The message here is not only do you need to select parts that make power but you also need to select parts that keep the motor together at the power being made. It’s an expensive feedback loop. Expensive in first purchase parts and processes or expensive as lesser than required parts are reduced to a pile of junk parts. Many times even the expensive parts are reduced to junk as well it’s hard to build high power engines that stay together.

Bogie

 

Part of Bogie's inquiry in post #3 contains the single most vital question and, from what I can tell, it has yet to be answered. For what purpose is this build? The application is HUGE when it comes to getting specific information and advice. Some of these things may be unknowns at present but these things are the start of putting together an effective combination. Answer what you can:

Do you have a vehicle already? If so, what is it?
What rear end and gear ratio?
What transmission and torque converter?
What type of driving will you mainly do? (If you build for the majority of what you're doing, you will be happier overall).
What is your budget for the whole project? (If you have $10,000 to spend and $8,000 goes in the engine...it doesn't leave enough for other needs).

 

Since you mentioned to Moosecountry that you might go to an aftermarket block later etc., and the concerns that have been expressed with 500+ hp in a factory block, I think you should consider building this motor to be in the <500hp range, and then go for 550+ if you decide to build a big CI sbc in the future.

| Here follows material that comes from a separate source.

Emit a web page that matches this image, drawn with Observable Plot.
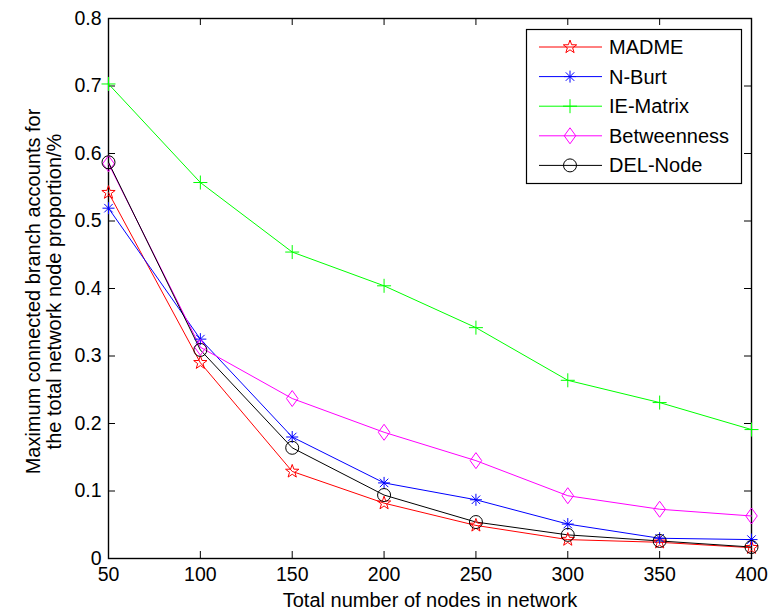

I've had builders tell me the same thing. that 500hp would be the absolute max they'd use a factory block for... but then you should have the block sonic tested to make sure that it would even handle that.
I had bought a factory 4-bolt block that was .040 over, and it sonic tested bad. The builder that tested it said he wouldn't use if for anything other than a daily driver putt-putt motor.
Especially if your block is an old block, you're going to want to make sure it's good for what you want to do.